▶ [GIVEN DATA]
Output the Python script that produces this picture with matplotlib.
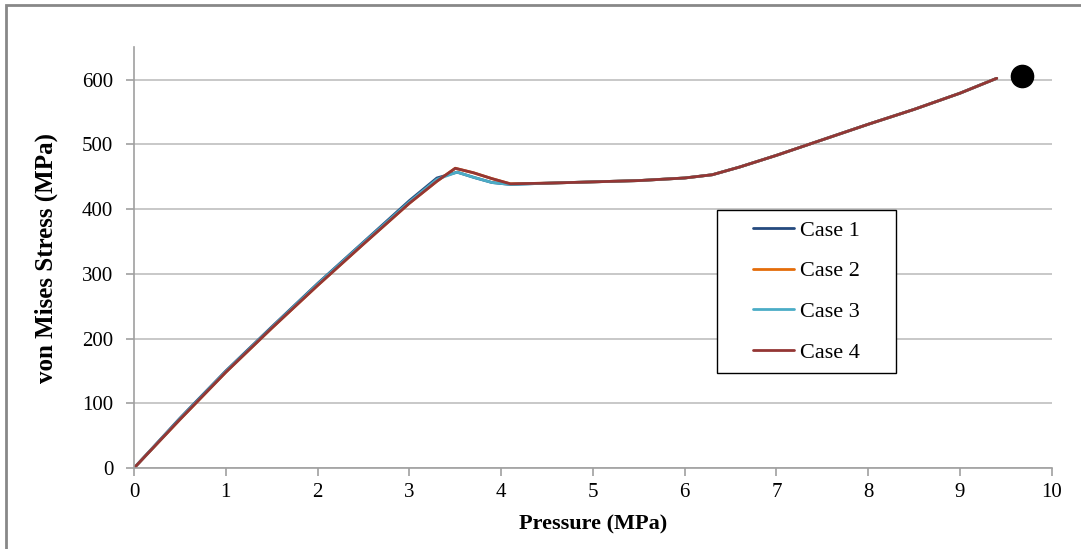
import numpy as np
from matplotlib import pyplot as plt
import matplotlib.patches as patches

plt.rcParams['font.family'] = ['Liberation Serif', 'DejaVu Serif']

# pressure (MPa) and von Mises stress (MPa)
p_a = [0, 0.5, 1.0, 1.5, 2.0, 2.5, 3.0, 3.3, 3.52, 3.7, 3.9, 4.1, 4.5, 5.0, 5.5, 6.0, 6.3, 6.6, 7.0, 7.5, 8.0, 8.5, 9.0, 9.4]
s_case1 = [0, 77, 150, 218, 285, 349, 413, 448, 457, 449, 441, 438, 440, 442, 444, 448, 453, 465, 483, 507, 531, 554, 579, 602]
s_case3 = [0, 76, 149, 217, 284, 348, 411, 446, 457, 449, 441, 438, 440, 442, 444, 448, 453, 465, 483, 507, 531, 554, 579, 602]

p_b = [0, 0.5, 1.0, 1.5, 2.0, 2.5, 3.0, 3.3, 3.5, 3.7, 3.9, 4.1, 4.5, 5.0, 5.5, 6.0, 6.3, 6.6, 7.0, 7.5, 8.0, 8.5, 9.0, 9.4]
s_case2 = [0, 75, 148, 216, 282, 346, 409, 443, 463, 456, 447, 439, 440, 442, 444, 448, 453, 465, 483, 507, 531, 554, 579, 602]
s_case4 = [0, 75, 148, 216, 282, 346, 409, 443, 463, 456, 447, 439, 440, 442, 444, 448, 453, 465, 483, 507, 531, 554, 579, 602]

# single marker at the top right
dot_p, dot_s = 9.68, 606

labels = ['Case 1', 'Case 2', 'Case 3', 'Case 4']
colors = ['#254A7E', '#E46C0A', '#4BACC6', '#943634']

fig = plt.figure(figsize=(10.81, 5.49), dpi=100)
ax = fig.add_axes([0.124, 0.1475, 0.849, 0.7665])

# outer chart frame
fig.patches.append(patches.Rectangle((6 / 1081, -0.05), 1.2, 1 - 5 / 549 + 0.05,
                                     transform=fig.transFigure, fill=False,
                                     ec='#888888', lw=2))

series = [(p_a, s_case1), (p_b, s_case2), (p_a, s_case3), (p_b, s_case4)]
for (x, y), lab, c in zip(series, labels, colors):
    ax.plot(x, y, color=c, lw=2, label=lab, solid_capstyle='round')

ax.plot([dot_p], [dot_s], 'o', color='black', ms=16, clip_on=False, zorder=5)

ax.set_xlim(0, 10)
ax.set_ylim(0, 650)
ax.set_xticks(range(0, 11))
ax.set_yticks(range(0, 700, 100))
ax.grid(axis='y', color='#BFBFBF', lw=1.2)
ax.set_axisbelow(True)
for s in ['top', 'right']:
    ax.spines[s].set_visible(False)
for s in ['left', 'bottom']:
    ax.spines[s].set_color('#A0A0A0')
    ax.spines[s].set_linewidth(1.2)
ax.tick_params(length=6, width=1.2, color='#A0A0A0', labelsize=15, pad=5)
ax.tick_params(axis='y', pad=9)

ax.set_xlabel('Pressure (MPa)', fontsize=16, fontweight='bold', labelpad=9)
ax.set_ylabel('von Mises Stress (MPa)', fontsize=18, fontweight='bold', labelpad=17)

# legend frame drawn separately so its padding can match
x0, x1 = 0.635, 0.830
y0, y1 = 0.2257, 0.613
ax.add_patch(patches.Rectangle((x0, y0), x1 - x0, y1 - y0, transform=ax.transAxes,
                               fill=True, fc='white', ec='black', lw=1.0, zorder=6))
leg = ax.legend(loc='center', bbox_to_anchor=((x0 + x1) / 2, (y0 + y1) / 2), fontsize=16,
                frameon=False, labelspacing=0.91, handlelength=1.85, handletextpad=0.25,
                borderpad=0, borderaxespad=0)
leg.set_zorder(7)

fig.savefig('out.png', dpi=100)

▶ [EXERCISE AIM]
Skipping the pictures, transcribe each line above exactly as it appears.

▶ [RESPONSE FOR THIS EXERCISE]
Output the Python script that produces this picture with matplotlib.
import numpy as np
from matplotlib import pyplot as plt
import matplotlib.patches as patches

plt.rcParams['font.family'] = ['Liberation Serif', 'DejaVu Serif']

# pressure (MPa) and von Mises stress (MPa)
p_a = [0, 0.5, 1.0, 1.5, 2.0, 2.5, 3.0, 3.3, 3.52, 3.7, 3.9, 4.1, 4.5, 5.0, 5.5, 6.0, 6.3, 6.6, 7.0, 7.5, 8.0, 8.5, 9.0, 9.4]
s_case1 = [0, 77, 150, 218, 285, 349, 413, 448, 457, 449, 441, 438, 440, 442, 444, 448, 453, 465, 483, 507, 531, 554, 579, 602]
s_case3 = [0, 76, 149, 217, 284, 348, 411, 446, 457, 449, 441, 438, 440, 442, 444, 448, 453, 465, 483, 507, 531, 554, 579, 602]

p_b = [0, 0.5, 1.0, 1.5, 2.0, 2.5, 3.0, 3.3, 3.5, 3.7, 3.9, 4.1, 4.5, 5.0, 5.5, 6.0, 6.3, 6.6, 7.0, 7.5, 8.0, 8.5, 9.0, 9.4]
s_case2 = [0, 75, 148, 216, 282, 346, 409, 443, 463, 456, 447, 439, 440, 442, 444, 448, 453, 465, 483, 507, 531, 554, 579, 602]
s_case4 = [0, 75, 148, 216, 282, 346, 409, 443, 463, 456, 447, 439, 440, 442, 444, 448, 453, 465, 483, 507, 531, 554, 579, 602]

# single marker at the top right
dot_p, dot_s = 9.68, 606

labels = ['Case 1', 'Case 2', 'Case 3', 'Case 4']
colors = ['#254A7E', '#E46C0A', '#4BACC6', '#943634']

fig = plt.figure(figsize=(10.81, 5.49), dpi=100)
ax = fig.add_axes([0.124, 0.1475, 0.849, 0.7665])

# outer chart frame
fig.patches.append(patches.Rectangle((6 / 1081, -0.05), 1.2, 1 - 5 / 549 + 0.05,
                                     transform=fig.transFigure, fill=False,
                                     ec='#888888', lw=2))

series = [(p_a, s_case1), (p_b, s_case2), (p_a, s_case3), (p_b, s_case4)]
for (x, y), lab, c in zip(series, labels, colors):
    ax.plot(x, y, color=c, lw=2, label=lab, solid_capstyle='round')

ax.plot([dot_p], [dot_s], 'o', color='black', ms=16, clip_on=False, zorder=5)

ax.set_xlim(0, 10)
ax.set_ylim(0, 650)
ax.set_xticks(range(0, 11))
ax.set_yticks(range(0, 700, 100))
ax.grid(axis='y', color='#BFBFBF', lw=1.2)
ax.set_axisbelow(True)
for s in ['top', 'right']:
    ax.spines[s].set_visible(False)
for s in ['left', 'bottom']:
    ax.spines[s].set_color('#A0A0A0')
    ax.spines[s].set_linewidth(1.2)
ax.tick_params(length=6, width=1.2, color='#A0A0A0', labelsize=15, pad=5)
ax.tick_params(axis='y', pad=9)

ax.set_xlabel('Pressure (MPa)', fontsize=16, fontweight='bold', labelpad=9)
ax.set_ylabel('von Mises Stress (MPa)', fontsize=18, fontweight='bold', labelpad=17)

# legend frame drawn separately so its padding can match
x0, x1 = 0.635, 0.830
y0, y1 = 0.2257, 0.613
ax.add_patch(patches.Rectangle((x0, y0), x1 - x0, y1 - y0, transform=ax.transAxes,
                               fill=True, fc='white', ec='black', lw=1.0, zorder=6))
leg = ax.legend(loc='center', bbox_to_anchor=((x0 + x1) / 2, (y0 + y1) / 2), fontsize=16,
                frameon=False, labelspacing=0.91, handlelength=1.85, handletextpad=0.25,
                borderpad=0, borderaxespad=0)
leg.set_zorder(7)

fig.savefig('out.png', dpi=100)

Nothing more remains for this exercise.